→ Data segment:

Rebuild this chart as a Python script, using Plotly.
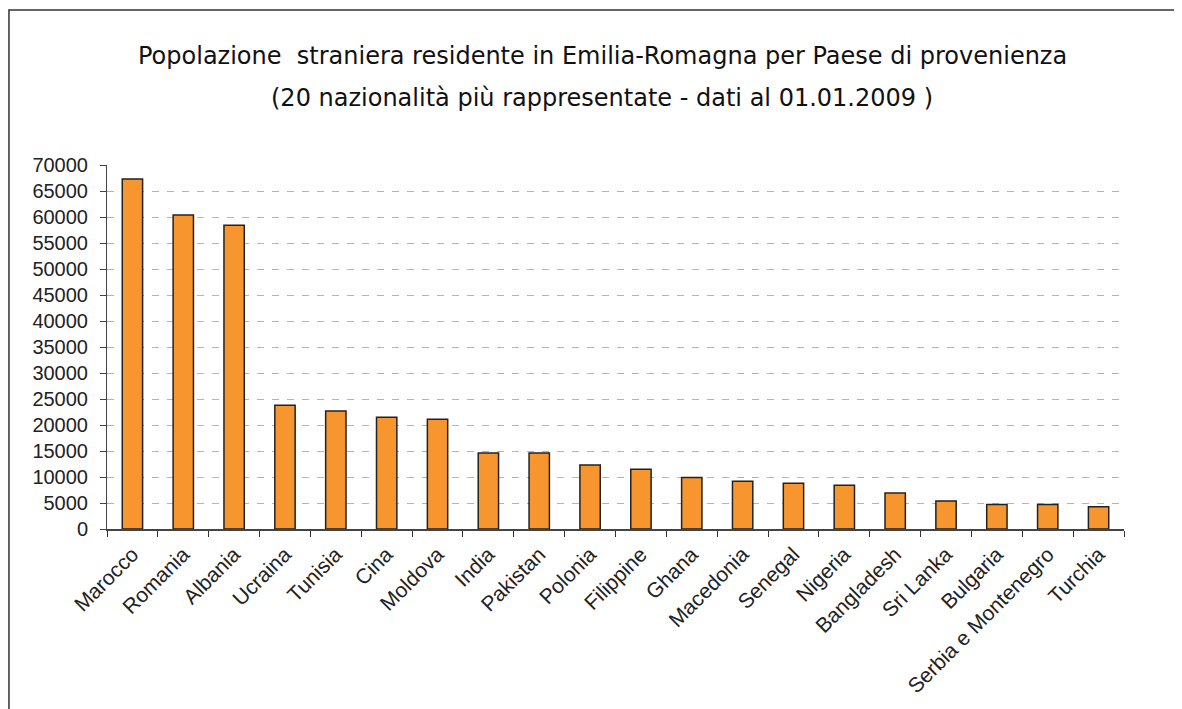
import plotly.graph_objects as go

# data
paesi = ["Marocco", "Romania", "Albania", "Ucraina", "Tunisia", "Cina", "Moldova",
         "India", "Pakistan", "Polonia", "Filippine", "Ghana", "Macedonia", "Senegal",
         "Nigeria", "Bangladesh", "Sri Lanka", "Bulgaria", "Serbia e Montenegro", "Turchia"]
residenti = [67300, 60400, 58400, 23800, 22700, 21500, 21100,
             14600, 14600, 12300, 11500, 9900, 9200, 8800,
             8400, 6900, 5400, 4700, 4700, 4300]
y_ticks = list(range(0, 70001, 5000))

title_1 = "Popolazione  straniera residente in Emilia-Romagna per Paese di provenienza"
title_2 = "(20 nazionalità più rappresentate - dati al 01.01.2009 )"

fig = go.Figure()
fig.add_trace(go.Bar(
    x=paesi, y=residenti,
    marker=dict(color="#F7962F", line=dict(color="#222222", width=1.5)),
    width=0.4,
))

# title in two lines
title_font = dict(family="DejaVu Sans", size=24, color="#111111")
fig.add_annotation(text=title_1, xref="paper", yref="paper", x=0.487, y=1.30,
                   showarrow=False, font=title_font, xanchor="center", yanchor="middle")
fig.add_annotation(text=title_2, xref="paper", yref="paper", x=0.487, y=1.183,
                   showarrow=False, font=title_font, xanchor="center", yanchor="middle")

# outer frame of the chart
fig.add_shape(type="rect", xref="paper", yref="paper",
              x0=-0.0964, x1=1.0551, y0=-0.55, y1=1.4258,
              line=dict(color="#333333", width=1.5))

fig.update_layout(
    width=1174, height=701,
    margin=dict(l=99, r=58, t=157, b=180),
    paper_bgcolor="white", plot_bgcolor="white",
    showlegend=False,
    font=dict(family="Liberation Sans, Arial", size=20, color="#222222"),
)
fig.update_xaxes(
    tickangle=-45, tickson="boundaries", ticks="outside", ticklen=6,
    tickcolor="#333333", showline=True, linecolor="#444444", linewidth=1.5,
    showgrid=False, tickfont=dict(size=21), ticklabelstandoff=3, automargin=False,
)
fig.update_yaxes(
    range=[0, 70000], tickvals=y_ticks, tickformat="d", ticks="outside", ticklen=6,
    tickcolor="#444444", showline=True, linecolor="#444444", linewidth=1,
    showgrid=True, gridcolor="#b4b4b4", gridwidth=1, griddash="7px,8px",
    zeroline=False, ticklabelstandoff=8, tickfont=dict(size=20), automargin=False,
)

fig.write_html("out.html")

→ Task to carry out: Repeat the material above word for word and skip every image in it.

→ The output:
Rebuild this chart as a Python script, using Plotly.
import plotly.graph_objects as go

# data
paesi = ["Marocco", "Romania", "Albania", "Ucraina", "Tunisia", "Cina", "Moldova",
         "India", "Pakistan", "Polonia", "Filippine", "Ghana", "Macedonia", "Senegal",
         "Nigeria", "Bangladesh", "Sri Lanka", "Bulgaria", "Serbia e Montenegro", "Turchia"]
residenti = [67300, 60400, 58400, 23800, 22700, 21500, 21100,
             14600, 14600, 12300, 11500, 9900, 9200, 8800,
             8400, 6900, 5400, 4700, 4700, 4300]
y_ticks = list(range(0, 70001, 5000))

title_1 = "Popolazione  straniera residente in Emilia-Romagna per Paese di provenienza"
title_2 = "(20 nazionalità più rappresentate - dati al 01.01.2009 )"

fig = go.Figure()
fig.add_trace(go.Bar(
    x=paesi, y=residenti,
    marker=dict(color="#F7962F", line=dict(color="#222222", width=1.5)),
    width=0.4,
))

# title in two lines
title_font = dict(family="DejaVu Sans", size=24, color="#111111")
fig.add_annotation(text=title_1, xref="paper", yref="paper", x=0.487, y=1.30,
                   showarrow=False, font=title_font, xanchor="center", yanchor="middle")
fig.add_annotation(text=title_2, xref="paper", yref="paper", x=0.487, y=1.183,
                   showarrow=False, font=title_font, xanchor="center", yanchor="middle")

# outer frame of the chart
fig.add_shape(type="rect", xref="paper", yref="paper",
              x0=-0.0964, x1=1.0551, y0=-0.55, y1=1.4258,
              line=dict(color="#333333", width=1.5))

fig.update_layout(
    width=1174, height=701,
    margin=dict(l=99, r=58, t=157, b=180),
    paper_bgcolor="white", plot_bgcolor="white",
    showlegend=False,
    font=dict(family="Liberation Sans, Arial", size=20, color="#222222"),
)
fig.update_xaxes(
    tickangle=-45, tickson="boundaries", ticks="outside", ticklen=6,
    tickcolor="#333333", showline=True, linecolor="#444444", linewidth=1.5,
    showgrid=False, tickfont=dict(size=21), ticklabelstandoff=3, automargin=False,
)
fig.update_yaxes(
    range=[0, 70000], tickvals=y_ticks, tickformat="d", ticks="outside", ticklen=6,
    tickcolor="#444444", showline=True, linecolor="#444444", linewidth=1,
    showgrid=True, gridcolor="#b4b4b4", gridwidth=1, griddash="7px,8px",
    zeroline=False, ticklabelstandoff=8, tickfont=dict(size=20), automargin=False,
)

fig.write_html("out.html")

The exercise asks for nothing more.